I had heard about this film from time to time but it never really came across my "feed" (if you will). I got HBO Max to watch
WW84 which turned out to be the worst money I've spent in a while, but it was redeemed because it contains a Turner Classic Movies section.
Aside from having titles like the
Lone Wolf And Cub series (at least several of them),
Chloe From 5 to 7,
Bicycle Thieves,
The Gold Rush, etc., there was
Black Girl finally coming through.
And at just 60 minutes run-time, how could I resist.
The movie, as the poster states, is about Diouna, a poor, young woman in Dakar, living in a shanty-town, who goes to work for a white French couple as a nanny for their children. But when she accompanies the family back to France she finds herself living in a sort of prison of subservience in their small apartment.

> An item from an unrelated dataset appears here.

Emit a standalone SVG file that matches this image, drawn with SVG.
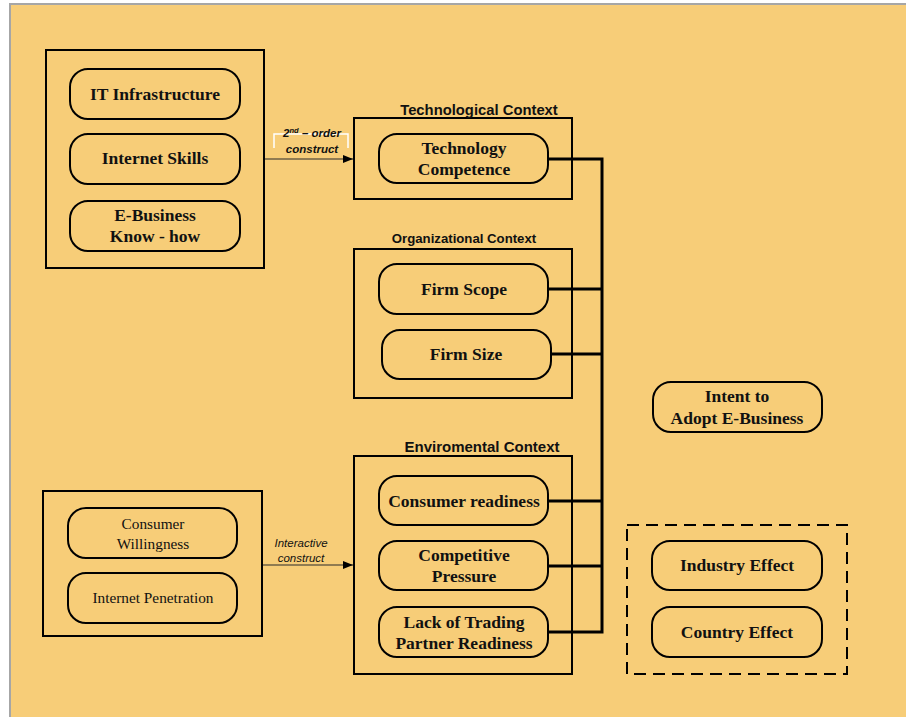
<svg xmlns="http://www.w3.org/2000/svg" width="906" height="717" viewBox="0 0 906 717">
<style>
.grp{fill:none;stroke:#000;stroke-width:2}
.pill{fill:none;stroke:#000;stroke-width:2}
.bt{font-family:"Liberation Serif",serif;font-weight:bold;font-size:17.5px;fill:#111;text-anchor:middle}
.rt{font-family:"Liberation Serif",serif;font-size:15.3px;fill:#111;text-anchor:middle}
.st{font-family:"Liberation Sans",sans-serif;font-weight:bold;fill:#111;text-anchor:middle}
.it{font-family:"Liberation Sans",sans-serif;font-style:italic;font-size:11.5px;fill:#111;text-anchor:middle}
.thick{fill:none;stroke:#000;stroke-width:3}
.thin{fill:none;stroke:#2a2a2a;stroke-width:1.2}
</style>
<defs>
<marker id="ah" markerWidth="10" markerHeight="8" refX="10" refY="4" orient="auto" markerUnits="userSpaceOnUse">
<path d="M0,0 L10,4 L0,8 Z" fill="#000"/>
</marker>
</defs>
<rect x="0" y="0" width="906" height="717" fill="#fff"/>
<rect x="10" y="4" width="896" height="713" fill="#F7CD78"/>
<path d="M10,717 V4 H906" fill="none" stroke="#a6a6a6" stroke-width="2"/>

<g id="connectors">
<path class="thin" d="M264,159 H353" marker-end="url(#ah)"/>
<path class="thin" d="M262,565 H353" marker-end="url(#ah)"/>
<path class="thick" d="M548,159 H602 V632 H548"/>
<path class="thick" d="M548,289 H602"/>
<path class="thick" d="M551,354 H602"/>
<path class="thick" d="M548,501 H602"/>
<path class="thick" d="M548,566 H602"/>
<path d="M274,148 V134 H348 V148" fill="none" stroke="#fff" stroke-width="1.5"/>
<text class="it" x="312" y="137" font-weight="bold">2<tspan font-size="7.5" dy="-4">nd</tspan><tspan dy="4"> – order</tspan></text>
<text class="it" x="312" y="153" font-weight="bold" font-size="11">construct</text>
<text class="it" x="301" y="547" font-size="12">Interactive</text>
<text class="it" x="301" y="562" font-size="12">construct</text>
</g>

<g id="it-group">
<rect class="grp" x="46" y="50" width="218" height="218"/>
</g>
<g id="it-infrastructure">
<rect class="pill" x="70" y="69" width="170" height="50" rx="18"/>
<text class="bt" x="155" y="100">IT Infrastructure</text>
</g>
<g id="internet-skills">
<rect class="pill" x="70" y="134" width="170" height="50" rx="18"/>
<text class="bt" x="155" y="164">Internet Skills</text>
</g>
<g id="ebusiness-knowhow">
<rect class="pill" x="70" y="201" width="170" height="50" rx="18"/>
<text class="bt" x="155" y="221">E-Business</text>
<text class="bt" x="155" y="242">Know - how</text>
</g>

<g id="technological-context">
<rect class="grp" x="354" y="118" width="218" height="81"/>
<text class="st" x="479" y="115" font-size="14.8">Technological Context</text>
</g>
<g id="technology-competence">
<rect class="pill" x="379" y="134" width="169" height="49" rx="18"/>
<text class="bt" x="464" y="154">Technology</text>
<text class="bt" x="464" y="175">Competence</text>
</g>

<g id="organizational-context">
<rect class="grp" x="354" y="249" width="218" height="149"/>
<text class="st" x="464" y="243" font-size="13.2">Organizational Context</text>
</g>
<g id="firm-scope">
<rect class="pill" x="379" y="264" width="169" height="50" rx="18"/>
<text class="bt" x="464" y="295">Firm Scope</text>
</g>
<g id="firm-size">
<rect class="pill" x="382" y="330" width="169" height="49" rx="18"/>
<text class="bt" x="466" y="360">Firm Size</text>
</g>

<g id="environmental-context">
<rect class="grp" x="354" y="456" width="218" height="218"/>
<text class="st" x="482" y="452" font-size="15">Enviromental Context</text>
</g>
<g id="consumer-readiness">
<rect class="pill" x="379" y="476" width="169" height="49" rx="18"/>
<text class="bt" x="464" y="507">Consumer readiness</text>
</g>
<g id="competitive-pressure">
<rect class="pill" x="379" y="541" width="169" height="49" rx="18"/>
<text class="bt" x="464" y="561">Competitive</text>
<text class="bt" x="464" y="582">Pressure</text>
</g>
<g id="lack-of-trading">
<rect class="pill" x="379" y="607" width="169" height="50" rx="18"/>
<text class="bt" x="464" y="628">Lack of Trading</text>
<text class="bt" x="464" y="649">Partner Readiness</text>
</g>

<g id="intent-to-adopt">
<rect class="pill" x="653" y="382" width="169" height="50" rx="18"/>
<text class="bt" x="737" y="402">Intent to</text>
<text class="bt" x="737" y="424">Adopt E-Business</text>
</g>

<g id="control-group">
<rect x="627" y="525" width="220" height="149" fill="none" stroke="#000" stroke-width="2" stroke-dasharray="12,7"/>
</g>
<g id="industry-effect">
<rect class="pill" x="652" y="541" width="170" height="49" rx="18"/>
<text class="bt" x="737" y="571" font-size="14">Industry Effect</text>
</g>
<g id="country-effect">
<rect class="pill" x="652" y="607" width="170" height="50" rx="18"/>
<text class="bt" x="737" y="638" font-size="14">Country Effect</text>
</g>

<g id="consumer-group">
<rect class="grp" x="43" y="491" width="219" height="145"/>
</g>
<g id="consumer-willingness">
<rect class="pill" x="68" y="508" width="169" height="50" rx="18"/>
<text class="rt" x="153" y="529">Consumer</text>
<text class="rt" x="153" y="549">Willingness</text>
</g>
<g id="internet-penetration">
<rect class="pill" x="68" y="573" width="169" height="50" rx="18"/>
<text class="rt" x="153" y="603">Internet Penetration</text>
</g>
</svg>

The movie is one of the more powerful studies of the legacy of White Colonialism and racial inequality that I've seen, to be honest. By reducing it to the story of this one woman and the one family that oppresses her, in a contemporary context (for 1966), what you see is the big picture through the eyes of how it harms and how much it harms an individual life. It humanizes the situation so much more than these broad-stroke films we so often see about it (In which there always has to be a sympathetic White character as well to act as avatar for the audience). It made me think a lot about the Democrats and how they suppress Progressivism in their party and continue, even in late 2020, to talk about "Incremental Change" and how that is the right way to do things, while the lives of millions of individuals continue to be ravaged by income inequality, racial inequality, and lack of real and equal opportunity in America. Like it's ok that entire generations suffer because
eventually we're gonna get there. Just not while it's going to effect
me. "Incremental Change" is just a subtle extension of White Colonialism and the maintenance of racial and economic inequality in America. And it led to a conversation this morning with a friend of mine who is African American about how so much of the kind of permissiveness toward racism comes from the inability of the white ruling class in America to even see the effects of their persistent colonialist attitudes. This whole notion that so many "good" whites have that equality already exists in this country, that "they" have all the rights that "we" have, and that they just need to "assimilate", and it's somehow on "them" that they haven't and that's why the police murder them in the street or they don't actually get to vote.
Yes, this movie led to all of that thought and more.
Because it's so personal, to be inside the head of a person who is oppressed. The film is actually much more subtle than most American films made about racial inequality and the long-term effects of White Colonialism, even though it's really not that subtle at all, which just goes to show how far off American attitudes about this topic are. For example, Diouana leaves her shantytown, where so many of the people who are actually from her city in Dakar live, to go seek work in the brand new, stark white, gleaming apartment buildings the White Colonialists have built for themselves. And she just looks up at the buildings, glaringly pristine to her even though they may be nothing amazing to us, as she has just left the doorless hut where she lives with her mother. When she rings a doorbell to ask for work, the moment the White woman inside sees her, she slams the door in her face.
And the relationship between Diouana and her "mistress" is just so awful but in such a real, non-cinematic way, such as the White woman complaining about having to make her own coffee one morning because Diouana is so "lazy" when Diouana is essentially their slave. Man, the way the White people (the family and their friends) talk about her while she's in the room, just assuming that she can't really understand them, even commenting that she understands how to respond more "instinctually... like an animal", it's just chilling and heartbreaking as Diouana talks to herself in her head - in perfect French - about how miserable she is. And of course, the White family can't fathom that she could be depressed because look at how good her life is with her clean dress and her high-heel shoes - which the "mistress" keeps insisting she take off - she must either be lazy or ill, which they repeatedly ask her about in their ignorance of how they have destroyed her spirit. God, the shoes thing alone, the way they are symbolic to Diouana of her dignity and the mistress makes her take them off every time she sees them.
Obviously, this was a
very thought-provoking film and it's material is handled, in my opinion, very deftly, with much more depth and elegance than most any film I can think of about this subject. It has so much humanity in such a small and intimate and short film and the ending I felt was especially powerful.
I really strongly encourage people to spend the hour to watch it if you haven't already.